Our son Matt, after graduating Harvard, immediately signed up for officer candidate school at Quantico, and now he is an infantry commander for the Marines at Camp Lejeune. Yes, they fixed the water problem down at Camp Lejeune, after seeing all of those ads on TV lately. That is what they have been able to do.
Tawni and I are very, very lucky to have those two sons and the type of young men and citizens that they have become.
I would also be remiss if I didn't mention our ``third son'' whom we didn't adopt, Oscar, who is an exchange student, who came and lived with us throughout his high school years, going to school with our boys. He went to Madison UW. He is working at Epic now and applying to med school. He is from Luoyang, China. He is just a great kid. He is home for the holidays with us and does family vacations with us and goes backpacking with us.

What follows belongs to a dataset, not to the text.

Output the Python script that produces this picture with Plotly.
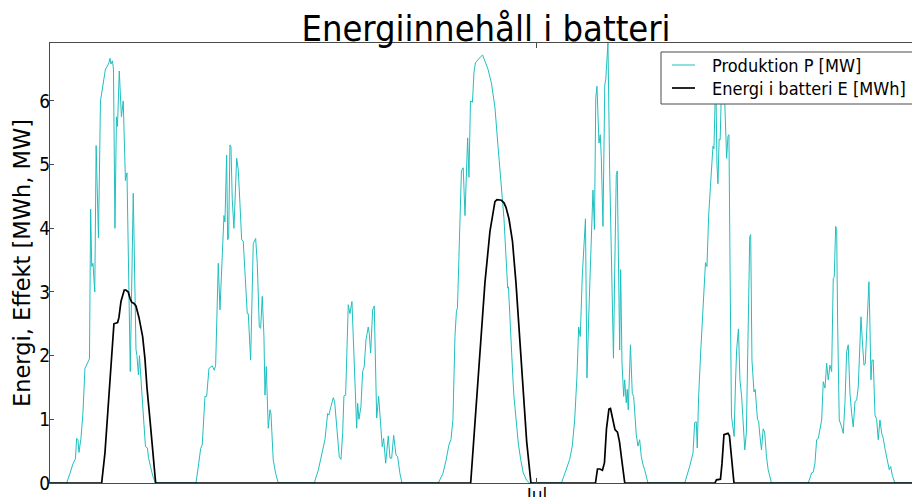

That has been a lot of fun, too.
It has been quite the ride. Obviously, many, many people made this happen. I feel very blessed and very fortunate having the opportunity to be able to represent such a neat, beautiful area with some great people and families back home in Wisconsin.

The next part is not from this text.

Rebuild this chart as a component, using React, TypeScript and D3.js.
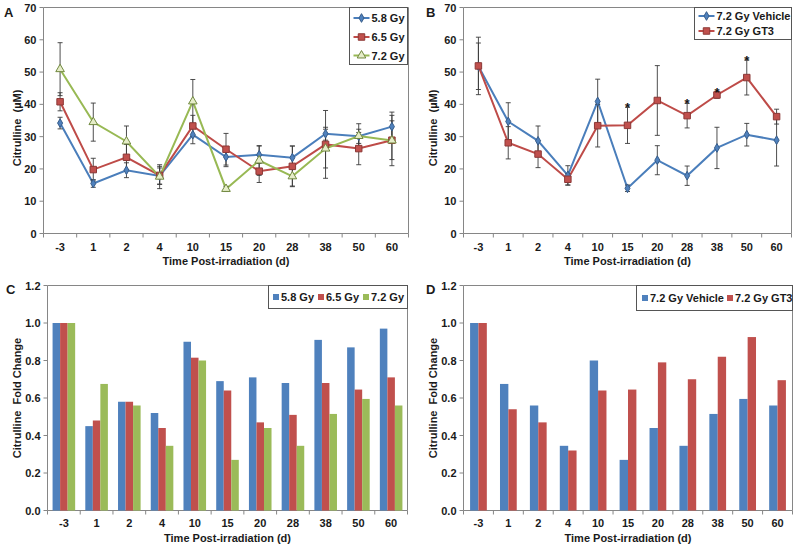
import React from "react";
import * as d3 from "d3";

// ---------- data ----------
const categories = ["-3", "1", "2", "4", "10", "15", "20", "28", "38", "50", "60"];

// Panel A: citrulline (µM) by dose
const a58 = [34.2, 15.5, 19.6, 17.8, 30.6, 23.7, 24.4, 23.5, 30.9, 30.1, 33.1];
const a58Err = [1.8, 1.2, 2.3, 2.5, 2.8, 3.0, 2.7, 3.6, 2.0, 2.2, 4.5];
const a65 = [40.8, 19.8, 23.6, 18.0, 33.3, 26.1, 19.3, 20.8, 27.6, 26.3, 28.9];
const a65Err = [2.8, 3.5, 4.0, 2.8, 3.3, 4.9, 3.5, 6.3, 10.5, 5.0, 6.0];
const a72 = [50.9, 34.5, 28.5, 17.6, 40.9, 13.8, 22.6, 17.7, 26.3, 30.2, 28.8];
const a72Err = [8.2, 5.9, 4.8, 3.7, 6.8, 0.8, 4.6, 3.0, 6.0, 3.8, 7.8];

// Panel B: 7.2 Gy vehicle vs GT3
const bVeh = [51.8, 34.7, 28.7, 18.0, 40.9, 14.0, 22.7, 17.9, 26.5, 30.6, 28.9];
const bVehErr = [7.2, 5.8, 4.6, 3.0, 6.9, 1.0, 4.5, 3.0, 6.4, 3.5, 8.0];
const bGt3 = [51.9, 28.1, 24.6, 16.8, 33.4, 33.5, 41.2, 36.5, 42.9, 48.3, 36.2];
const bGt3Err = [8.9, 5.0, 4.2, 1.8, 6.6, 5.6, 10.8, 3.8, 1.0, 5.4, 2.3];
const bStars = ["15", "28", "38", "50"];

// Panel C: fold change by dose
const c58 = [1.0, 0.45, 0.58, 0.52, 0.9, 0.69, 0.71, 0.68, 0.91, 0.87, 0.97];
const c65 = [1.0, 0.48, 0.58, 0.44, 0.815, 0.64, 0.47, 0.51, 0.68, 0.645, 0.71];
const c72 = [1.0, 0.675, 0.56, 0.345, 0.8, 0.27, 0.44, 0.345, 0.515, 0.595, 0.56];

// Panel D: fold change vehicle vs GT3
const dVeh = [1.0, 0.675, 0.56, 0.345, 0.8, 0.27, 0.44, 0.345, 0.515, 0.595, 0.56];
const dGt3 = [1.0, 0.54, 0.47, 0.32, 0.64, 0.645, 0.79, 0.7, 0.82, 0.925, 0.695];

const ticksUM = [0, 10, 20, 30, 40, 50, 60, 70];
const ticksFold = [0, 0.2, 0.4, 0.6, 0.8, 1.0, 1.2];

// ---------- styles ----------
const FONT = "'Liberation Sans', Arial, Helvetica, sans-serif";
const AXIS = "#868686";
const BLUE = "#4F81BD";
const RED = "#C0504D";
const GREEN = "#9BBB59";

type Box = { l: number; r: number; t: number; b: number };

type LineSeries = {
  name: string;
  values: number[];
  errs: number[];
  line: string;
  fill: string;
  stroke: string;
  shape: d3.SymbolType;
  size: number;
};

function Frame({
  box, y, ticks, fmt, x, yTitle, yTitleX, yTitleY, letter, letterX, letterY, labelDy,
}: {
  box: Box; y: d3.ScaleLinear<number, number>; ticks: number[]; fmt: (v: number) => string;
  x: d3.ScaleBand<string>; yTitle: string; yTitleX: number; yTitleY: number;
  letter: string; letterX: number; letterY: number; labelDy: number;
}) {
  const bw = x.bandwidth();
  return (
    <g fontFamily={FONT} fontWeight="bold">
      <line x1={box.l} x2={box.r} y1={box.t} y2={box.t} stroke={AXIS} strokeWidth={1} />
      <line x1={box.r} x2={box.r} y1={box.t} y2={box.b} stroke={AXIS} strokeWidth={1} />
      <line x1={box.l} x2={box.l} y1={box.t} y2={box.b} stroke={AXIS} strokeWidth={1} />
      <line x1={box.l} x2={box.r} y1={box.b} y2={box.b} stroke={AXIS} strokeWidth={1} />
      {ticks.map((t) => (
        <g key={"yt" + t}>
          <line x1={box.l - 4} x2={box.l} y1={y(t)} y2={y(t)} stroke={AXIS} />
          <text x={box.l - 7} y={y(t)} textAnchor="end" dominantBaseline="central" fontSize={11} fill="#1a1a1a">
            {fmt(t)}
          </text>
        </g>
      ))}
      {categories.map((c, i) => (
        <line key={"xt" + i} x1={(x(c) as number)} x2={(x(c) as number)} y1={box.b} y2={box.b + 4} stroke={AXIS} />
      ))}
      <line x1={box.r} x2={box.r} y1={box.b} y2={box.b + 4} stroke={AXIS} />
      {categories.map((c) => (
        <text key={"xl" + c} x={(x(c) as number) + bw / 2} y={box.b + labelDy} textAnchor="middle"
          dominantBaseline="central" fontSize={11} fill="#1a1a1a">
          {c}
        </text>
      ))}
      <text x={(box.l + box.r) / 2} y={box.b + 27} textAnchor="middle" dominantBaseline="central" fontSize={11} fill="#1a1a1a">
        Time Post-irradiation (d)
      </text>
      <text transform={`translate(${yTitleX},${yTitleY}) rotate(-90)`} textAnchor="middle" dominantBaseline="central"
        fontSize={11} fill="#1a1a1a" style={{ whiteSpace: "pre" }}>
        {yTitle}
      </text>
      <text x={letterX} y={letterY} fontSize={13} fill="#1a1a1a" dominantBaseline="central">
        {letter}
      </text>
    </g>
  );
}

function LinePanel({
  box, series, letter, letterX, yTitleX, legendBox, legendRows, stars, starSeries,
}: {
  box: Box; series: LineSeries[]; letter: string; letterX: number; yTitleX: number;
  legendBox: Box; legendRows: number[]; stars?: string[]; starSeries?: number;
}) {
  const x = d3.scaleBand<string>().domain(categories).range([box.l, box.r]).padding(0);
  const y = d3.scaleLinear().domain([0, 70]).range([box.b, box.t]);
  const bw = x.bandwidth();
  const cx = (c: string) => (x(c) as number) + bw / 2;
  const line = d3.line<number>().x((_, i) => cx(categories[i])).y((v) => y(v));
  const sym = (s: LineSeries) => d3.symbol().type(s.shape).size(s.size)() as string;
  return (
    <g>
      <Frame box={box} y={y} ticks={ticksUM} fmt={(v) => String(v)} x={x} yTitle={"Citrulline  (µM)"}
        yTitleX={yTitleX} yTitleY={128} letter={letter} letterX={letterX} letterY={12} labelDy={13.5} />
      {series.map((s) => (
        <path key={"l" + s.name} d={line(s.values) as string} fill="none" stroke={s.line} strokeWidth={2} />
      ))}
      {series.map((s) => (
        <g key={"e" + s.name} stroke="#3a3a3a" strokeWidth={0.9}>
          {s.values.map((v, i) => {
            const xc = cx(categories[i]);
            const y1 = y(v + s.errs[i]);
            const y2 = y(v - s.errs[i]);
            return (
              <g key={i}>
                <line x1={xc} x2={xc} y1={y1} y2={y2} />
                <line x1={xc - 2.5} x2={xc + 2.5} y1={y1} y2={y1} />
                <line x1={xc - 2.5} x2={xc + 2.5} y1={y2} y2={y2} />
              </g>
            );
          })}
        </g>
      ))}
      {series.map((s) => (
        <g key={"m" + s.name}>
          {s.values.map((v, i) => (
            <path key={i} d={sym(s)} transform={`translate(${cx(categories[i])},${y(v)})`} fill={s.fill}
              stroke={s.stroke} strokeWidth={1} />
          ))}
        </g>
      ))}
      {stars && starSeries !== undefined &&
        stars.map((c) => {
          const s = series[starSeries];
          const i = categories.indexOf(c);
          return (
            <text key={"st" + c} x={cx(c)} y={y(s.values[i] + s.errs[i]) + 5} textAnchor="middle" fontSize={13}
              fontWeight="bold" fontFamily={FONT} fill="#111">
              *
            </text>
          );
        })}
      <rect x={legendBox.l} y={legendBox.t} width={legendBox.r - legendBox.l} height={legendBox.b - legendBox.t}
        fill="#fff" stroke="#555" strokeWidth={1} />
      {series.map((s, k) => {
        const ly = legendRows[k];
        const lx = legendBox.l + 4;
        return (
          <g key={"lg" + s.name}>
            <line x1={lx} x2={lx + 16} y1={ly} y2={ly} stroke={s.line} strokeWidth={2} />
            <path d={sym(s)} transform={`translate(${lx + 8},${ly})`} fill={s.fill} stroke={s.stroke} strokeWidth={1} />
            <text x={lx + 18} y={ly} dominantBaseline="central" fontFamily={FONT} fontWeight="bold" fontSize={11}
              fill="#1a1a1a">
              {s.name}
            </text>
          </g>
        );
      })}
    </g>
  );
}

function BarPanel({
  box, series, letter, letterX, yTitleX, groupFrac, legendBox, legendItemX,
}: {
  box: Box; series: { name: string; values: number[]; color: string }[]; letter: string; letterX: number;
  yTitleX: number; groupFrac: number; legendBox: Box; legendItemX: number[];
}) {
  const x = d3.scaleBand<string>().domain(categories).range([box.l, box.r]).padding(0);
  const y = d3.scaleLinear().domain([0, 1.2]).range([box.b, box.t]);
  const bw = x.bandwidth();
  const gw = bw * groupFrac;
  const x1 = d3.scaleBand<string>().domain(series.map((s) => s.name)).range([0, gw]).padding(0);
  const ly = (legendBox.t + legendBox.b) / 2;
  return (
    <g>
      <Frame box={box} y={y} ticks={ticksFold} fmt={d3.format(".1f")} x={x} yTitle={"Citrulline  Fold Change"}
        yTitleX={yTitleX} yTitleY={(box.t + box.b) / 2} letter={letter} letterX={letterX} letterY={box.t + 4}
        labelDy={12} />
      {series.map((s) => (
        <g key={s.name}>
          {s.values.map((v, i) => (
            <rect key={i} x={(x(categories[i]) as number) + (bw - gw) / 2 + (x1(s.name) as number)} y={y(v)}
              width={x1.bandwidth()} height={box.b - y(v)} fill={s.color} />
          ))}
        </g>
      ))}
      <rect x={legendBox.l} y={legendBox.t} width={legendBox.r - legendBox.l} height={legendBox.b - legendBox.t}
        fill="#fff" stroke="#555" strokeWidth={1} />
      {series.map((s, k) => (
        <g key={"lg" + s.name}>
          <rect x={legendItemX[k]} y={ly - 3} width={6} height={6} fill={s.color} />
          <text x={legendItemX[k] + 8} y={ly} dominantBaseline="central" fontFamily={FONT} fontWeight="bold"
            fontSize={11} fill="#1a1a1a">
            {s.name}
          </text>
        </g>
      ))}
    </g>
  );
}

export default function App() {
  const seriesA: LineSeries[] = [
    { name: "5.8 Gy", values: a58, errs: a58Err, line: "#4A7EBB", fill: "#4F81BD", stroke: "#385D8A", shape: d3.symbolDiamond, size: 22 },
    { name: "6.5 Gy", values: a65, errs: a65Err, line: "#BE4B48", fill: "#C0504D", stroke: "#8C3836", shape: d3.symbolSquare, size: 42 },
    { name: "7.2 Gy", values: a72, errs: a72Err, line: "#98B954", fill: "#E6EDC9", stroke: "#71893F", shape: d3.symbolTriangle, size: 32 },
  ];
  const seriesB: LineSeries[] = [
    { name: "7.2 Gy Vehicle", values: bVeh, errs: bVehErr, line: "#4A7EBB", fill: "#4F81BD", stroke: "#385D8A", shape: d3.symbolDiamond, size: 22 },
    { name: "7.2 Gy GT3", values: bGt3, errs: bGt3Err, line: "#BE4B48", fill: "#C0504D", stroke: "#8C3836", shape: d3.symbolSquare, size: 42 },
  ];
  return (
    <svg width={800} height={547} style={{ position: "absolute", left: 0, top: 0, background: "#fff" }}>
      <rect x={0} y={0} width={800} height={547} fill="#fff" />
      <LinePanel box={{ l: 43.5, r: 408.5, t: 7.5, b: 233.5 }} series={seriesA} letter="A" letterX={4} yTitleX={17}
        legendBox={{ l: 349.5, r: 407.5, t: 7.5, b: 64.5 }} legendRows={[18, 37, 55.5]} />
      <LinePanel box={{ l: 463.5, r: 791.5, t: 7.5, b: 233.5 }} series={seriesB} letter="B" letterX={426} yTitleX={433}
        legendBox={{ l: 694.5, r: 791.5, t: 7.5, b: 39.5 }} legendRows={[16, 31]} stars={bStars} starSeries={1} />
      <BarPanel box={{ l: 47.5, r: 407.5, t: 285.5, b: 510.5 }} letter="C" letterX={6} yTitleX={17} groupFrac={0.69}
        series={[
          { name: "5.8 Gy", values: c58, color: BLUE },
          { name: "6.5 Gy", values: c65, color: RED },
          { name: "7.2 Gy", values: c72, color: GREEN },
        ]}
        legendBox={{ l: 268.5, r: 407.5, t: 285.5, b: 308.5 }} legendItemX={[273, 318, 363]} />
      <BarPanel box={{ l: 463.5, r: 792.5, t: 285.5, b: 510.5 }} letter="D" letterX={426} yTitleX={433} groupFrac={0.56}
        series={[
          { name: "7.2 Gy Vehicle", values: dVeh, color: BLUE },
          { name: "7.2 Gy GT3", values: dGt3, color: RED },
        ]}
        legendBox={{ l: 636.5, r: 792.5, t: 285.5, b: 310.5 }} legendItemX={[642, 727]} />
    </svg>
  );
}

We are looking forward to the next chapter. We don't know what that is yet. No final decisions have been made. But Tawni and I are going to be looking for new ways of being able to contribute to the community and being able to support our democracy.
As I leave here today, just a note of caution. The type of polarization that we are experiencing right now in this country, the hyperpartisanship, is not healthy. The key to the survival of any democracy is the ability to compromise. It is the give and take. It is being able to reach out across the aisle to a good friend, like Dave Schweikert, who is on the Committee on Ways and Means with us and find some issues that we can work on together and try to advance. That is the only way this place is going to survive. It is the only way our country and democracy are going to be able to survive.
Unfortunately, in recent years, people getting involved in politics are looking at the other side not as reasonable people that you can disagree with and have heated debates about the best course of action for the future of our country, but the enemy that needs to be destroyed.
These campaigns are getting uglier, and they are getting nastier, and the division is growing, which is leading to events like we had here on Capitol Hill on January 6. This can't continue.
One of my prouder achievements that I tell people back home is, I have been consistently ranked as one of the most bipartisan Members of Congress through the surveys that are taken, the bills I introduce, the legislation we advance, who I am working with across the aisle. I wear that as a badge of honor, not as something to be ashamed of or run away from.
Too many of my colleagues now fear that if they are seen working with a Democrat or working with a Republican, someone on the other side, that would be the kiss of death for them in their primary back home. That is not the way this place is set up to function.
We have got to figure out a way to fight through this bad era of American politics and remind ourselves that, ultimately, at the end of the day, we are all Americans with a commonality that can't separate us. We cannot be enemies.
We need to find a way forward of healing the division and the partisanship that has poisoned our politics and the alternate realities that are being created today through many different mediums because if you don't have that basic commonality of what the facts and what the truth are, there is no way you are going to be able to reach agreement on some of the tough issues facing our country. I mean, the separation, the gulf will be too great.
I didn't mean to lecture my colleagues here or future Representatives to this place, but it is an issue that we have to stay focused on.
Madam Speaker, I appreciate the recognition, the honor of being able to address this Chamber for one of my last times and to thank, ultimately, the people in the Third Congressional District for the trust and the responsibility that they placed in me these past 26 years.
Madam Speaker, I yield back the balance of my time.